Espetáculo este que nos fez mergulhar ainda mais em seu universo, e em saber
que este texto foi criado para teatro de mamulengo para Zélia, sua esposa e fez
sucesso pela sua simplicidade de gênio. Os artistas geniais são simples e
densos.
Outro
fato interessante e único foi em Camaragibe também, onde já foi homenageado
presencialmente em um Carnaval e tinha o devido respeito. Mas, certa vez um
artista local o convidou para receber uma homenagem. E este divulgou aos quatro
cantos que o mesmo iria dar uma aula espetáculo.

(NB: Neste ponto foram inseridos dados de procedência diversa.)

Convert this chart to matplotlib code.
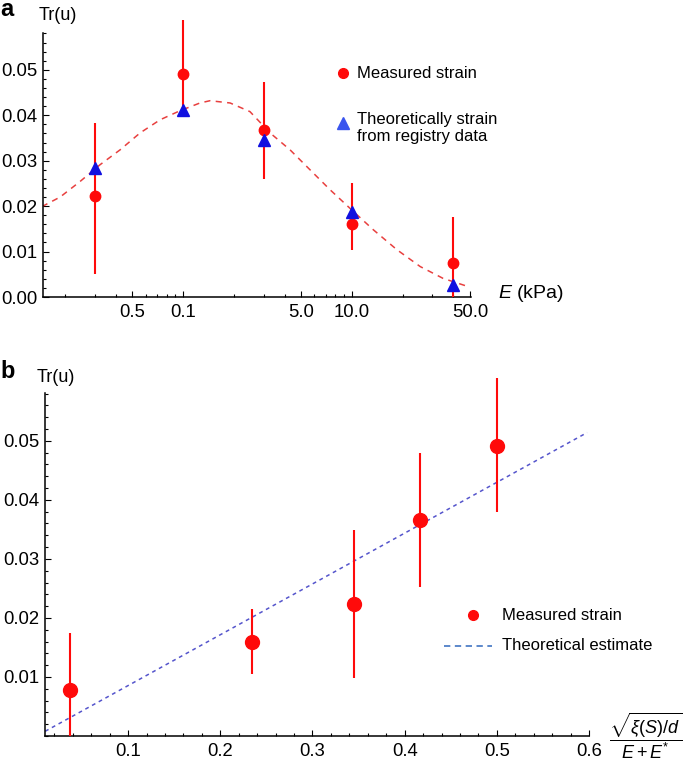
import numpy as np
import matplotlib
matplotlib.use("Agg")
import matplotlib.pyplot as plt
from matplotlib.lines import Line2D
from matplotlib.ticker import FormatStrFormatter, MultipleLocator, LogLocator, NullFormatter

plt.rcParams['font.family'] = ['Liberation Sans', 'DejaVu Sans']
plt.rcParams['mathtext.fontset'] = 'custom'
plt.rcParams['mathtext.rm'] = 'Liberation Sans'
plt.rcParams['mathtext.it'] = 'Liberation Sans:italic'

# ---- panel a data ----
E_kpa = [0.3, 1.0, 3.0, 10.0, 40.0]
meas_a = [0.0222, 0.0491, 0.0368, 0.0161, 0.0075]
meas_a_lo = [0.0051, 0.0399, 0.0260, 0.0104, 0.0]
meas_a_hi = [0.0383, 0.0610, 0.0474, 0.0251, 0.0176]
theo_a = [0.0284, 0.0412, 0.0346, 0.0187, 0.0026]

curve_x = [0.146, 0.187, 0.245, 0.322, 0.424, 0.556, 0.731, 0.96, 1.26, 1.445,
           1.90, 2.49, 3.28, 4.30, 5.65, 7.43, 9.76, 13.4, 18.5, 25.4, 34.7, 48.8]
curve_y = [0.0199, 0.0220, 0.0254, 0.0291, 0.0324, 0.0361, 0.0390, 0.0410, 0.0427, 0.0432,
           0.0427, 0.0408, 0.0361, 0.0324, 0.0280, 0.0236, 0.0195, 0.0148, 0.0104, 0.0067,
           0.0041, 0.0023]

xtick_vals_a = [0.5, 1, 5, 10, 50]
xtick_labels_a = ['0.5', '0.1', '5.0', '10.0', '50.0']

# ---- panel b data ----
ratio = [0.037, 0.234, 0.345, 0.4165, 0.500]
meas_b = [0.0078, 0.0159, 0.0224, 0.0366, 0.0492]
meas_b_lo = [0.0, 0.0105, 0.0098, 0.0253, 0.0380]
meas_b_hi = [0.0175, 0.0215, 0.0349, 0.0480, 0.0607]
line_x = [0.01, 0.598]
line_y = [0.0008, 0.0514]

fig = plt.figure(figsize=(6.85, 7.62), dpi=100)
W, H = 685, 762

def fx(px):
    return px / W

def fy(py):
    return 1 - py / H

red = '#ff0a0a'
tick_fs = 13.3

def style(ax):
    for s in ['top', 'right']:
        ax.spines[s].set_visible(False)
    for s in ['left', 'bottom']:
        ax.spines[s].set_linewidth(1.1)
    ax.tick_params(which='both', direction='in', labelsize=tick_fs, width=0.8)
    ax.tick_params(which='major', length=4, pad=4)
    ax.tick_params(axis='x', which='major', pad=5)
    ax.tick_params(which='minor', length=2.3)
    ax.yaxis.set_major_formatter(FormatStrFormatter('%.2f'))
    ax.yaxis.set_major_locator(MultipleLocator(0.01))
    ax.yaxis.set_minor_locator(MultipleLocator(0.002))

def draw_errors(ax, x, y, lo, hi):
    err_lo = np.array(y) - np.array(lo)
    err_hi = np.array(hi) - np.array(y)
    eb = ax.errorbar(x, y, yerr=[err_lo, err_hi], fmt='none', ecolor=red,
                     elinewidth=1.5, capsize=0, zorder=3)
    for coll in eb[2]:
        coll.set_clip_on(False)

# ---------------- panel a ----------------
axa = fig.add_axes([fx(43), fy(297), fx(471 - 43), (297 - 33) / H])
axa.set_xscale('log')
axa.plot(curve_x, curve_y, color='#e8403f', lw=1.1, dashes=(4, 3.5))
draw_errors(axa, E_kpa, meas_a, meas_a_lo, meas_a_hi)
axa.plot(E_kpa, meas_a, 'o', color=red, ms=7.5, zorder=4, clip_on=False)
axa.plot(E_kpa, theo_a, '^', color='#1010e0', ms=9, zorder=5, clip_on=False)
axa.set_xlim(0.148, 50.8)
axa.set_ylim(0, 0.0581)
style(axa)
axa.set_xticks(xtick_vals_a)
axa.set_xticklabels(xtick_labels_a)
axa.xaxis.set_minor_locator(LogLocator(base=10, subs=np.arange(2, 10)))
axa.xaxis.set_minor_formatter(NullFormatter())

fig.text(fx(0), fy(10), 'a', fontsize=17, fontweight='bold', va='center', ha='left')
fig.text(fx(39), fy(16), 'Tr(u)', fontsize=13, va='center', ha='left')
fig.text(fx(498), fy(293), r'$E$ (kPa)', fontsize=14, va='center', ha='left')

# legend a
fig.text(fx(357), fy(73), 'Measured strain', fontsize=12, va='center', ha='left')
fig.text(fx(357), fy(128), 'Theoretically strain\nfrom registry data', fontsize=12,
         va='center', ha='left', linespacing=1.15)
fig.add_artist(Line2D([fx(343)], [fy(73)], marker='o', color=red, ms=7, transform=fig.transFigure))
fig.add_artist(Line2D([fx(343)], [fy(123)], marker='^', color='#3a55ee', ms=9, transform=fig.transFigure))

# ---------------- panel b ----------------
axb = fig.add_axes([fx(45), fy(736), fx(589 - 45), (736 - 393) / H])
axb.plot(line_x, line_y, color='#5555cc', lw=1.1, dashes=(2.5, 2.5))
draw_errors(axb, ratio, meas_b, meas_b_lo, meas_b_hi)
axb.plot(ratio, meas_b, 'o', color=red, ms=10, zorder=4, clip_on=False)
axb.set_xlim(0.0098, 0.6)
axb.set_ylim(0, 0.0581)
style(axb)
axb.yaxis.set_major_locator(plt.FixedLocator([0.01, 0.02, 0.03, 0.04, 0.05]))
axb.xaxis.set_major_locator(MultipleLocator(0.1))
axb.xaxis.set_minor_locator(MultipleLocator(0.02))
axb.xaxis.set_major_formatter(FormatStrFormatter('%.1f'))

fig.text(fx(0), fy(372), 'b', fontsize=17, fontweight='bold', va='center', ha='left')
fig.text(fx(37), fy(377), 'Tr(u)', fontsize=13, va='center', ha='left')
fig.text(fx(646), fy(736), r'$\dfrac{\sqrt{\xi(S)/d}}{E+E^{*}}$', fontsize=13, va='center', ha='center')

# legend b
fig.text(fx(502), fy(615), 'Measured strain', fontsize=12, va='center', ha='left')
fig.text(fx(502), fy(646), 'Theoretical estimate', fontsize=12, va='center', ha='left')
fig.add_artist(Line2D([fx(473)], [fy(615)], marker='o', color=red, ms=7, transform=fig.transFigure))
fig.add_artist(Line2D([fx(444), fx(492)], [fy(646), fy(646)], color='#4f7fc7', lw=1.3,
                      dashes=(3.5, 2.5), transform=fig.transFigure))

fig.savefig('out.png', dpi=100)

O mesmo foi pra lá, muito
aplaudido. Auditório lotado, todos esperando suas estórias. No entanto, o
mesmo, recebeu a homenagem, deu boa noite e foi embora. Ficamos olhando um para
cara dos outros. Ele era excêntrico.
Fato
memorável, também, foi em um polêmico evento em que fora homenageado, mesmo
sendo gestor público. E os atores receberiam uma grande soma para fazer uma
leitura dramatizada de uma de suas peças. Ele foi lá assistir orgulhoso. Mas, a
classe teatral e o pessoal mais crítico, desceu uma grande vaia. Ele, seguro e
esperto. Saiu soltando beijos. Grande e polêmica figura.
Ele
revolucionou a cultura pernambucana, nordestina, brasileira. E se hoje temos um
pouco de orgulho do que somos. Devemos bastante coisa a ele. Mas, como Sísifo,
sua luta ainda não findou e a sua morte seja uma oportunidade para mergulharmos
de corpo e espírito em sua inquietação incessante na busca de nossas origens e
em sua necessária sublimação, em um eterno recomeço.
Hoje, residindo,
Em Guarabira, na Paraíba, vejo a sua importância e a necessidade de que seu
conhecimento se expanda para todo país. Para defendermos, com dignidade cultural,
cada palmo deste chão.
Grande abraço, Mestre Ariano. Siga na fé.